As hinted in the last email, I can now blog about a conference that should hold my attention better. Planck 2013, which opens with a solid day of plenary talks, ten in total. The morning session involves two.
9:30 am: The Stability of the Electroweak Vacuum, Jose Espinosa
We start with a fairly clear talk, and follow with one that I have no idea what it will be about. Unexpectedly he gets to start the conference as a birthday present :) The precis: we have found the Higgs but no BSM, at a mass where the EW vacuum is unstable. The end (and meat of the talk) is about the implications of this.
Long known that fermions heavier than scalars can make vacuum unstable. Obvious implications given heavy top.
Interesting point: Higgs mass is perhaps worst value theoretically: compatible with SM, MSSM and composite Higgs, if marginally.
Let us assume that naturalness is wrong and the scale of new physics is the Planck scale. SM is weakly coupled to that scale. Instability (negative quartic coupling) is dominantly due to one-loop contribution from top. As known, decay nonetheless acceptable as very, very slow.
This talk has taken care to show how a well-known plot arises, that shows the stability in the Higgs mass-top mass plane.
Why are we close to the critical boundary for stability? Is it related to being close to the boundary between breaking/not breaking EWS? Is EW scale determined by BSM, or is it just coincidence?
Need BSM for e.g. DM, ν masses. Can make stability worse, better or have no effect; easy to find examples; e.g. See-saw neutrino masses fits in all three categories, depending on parameters. Heavy νR make worse, as large Yukawa coupling (same effect as top), while light irrelevant and other models with extra scalars cure problem.
Thermal decay during early universe? Not a problem. During inflation? If BICEP true, a problem, though this is contested in literature.
Notable open question if vacuum is unstable is initial conditions, i.e. landing in the correct vacuum.
10:00 am: Agravity, Alessandro Strumia
As the previous talk, assume that naturalness is a lie. Offer an alternative theory valid to arbitrary energies with a light Higgs.
Starting with "finite naturalness", but I have to say it's a good thing I read his paper else I wouldn't be able to follow this. He does make the connection to conformal theories explicit this time. I don't see that it follows that this is okay with it being an accidental symmetry, though...
EW scale generated dynamically. Specific example based on extra scalar with no Yukawas having a self-coupling that runs negative.

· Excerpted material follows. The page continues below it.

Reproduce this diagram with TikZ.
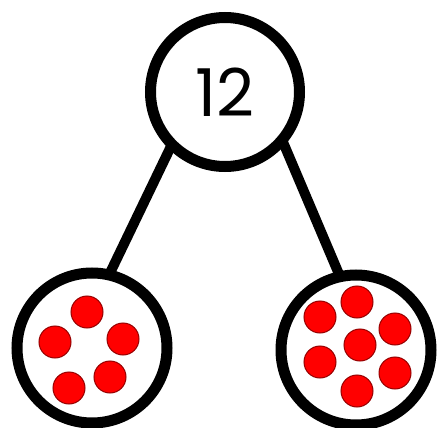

Agravity: how to include gravity in this idea. Start with dimensionless gravity action: no Einstein term. Planck scale dynamically generated from scalar vev with minimal coupling. Get ghost-like terms; argue fine as in Lee-Wick theories.
Scalar that sets Planck scale needs zero self-coupling and beta-function at Planck scale to get scale and zero cosmological constant. Add mirror of SM with mirror Higgs gaining vev at Planck scale.
Landau poles: unavoidable for hypercharge in such a theory. Can only be avoided with a GUT-like theory, but for finite naturalness this cannot be a simple GUT. It mush be a Pati-Salaam-like theory near the weak scale.
This idea is interesting if very dubious and I don't believe it. But it might be worth looking at in more detail at some point.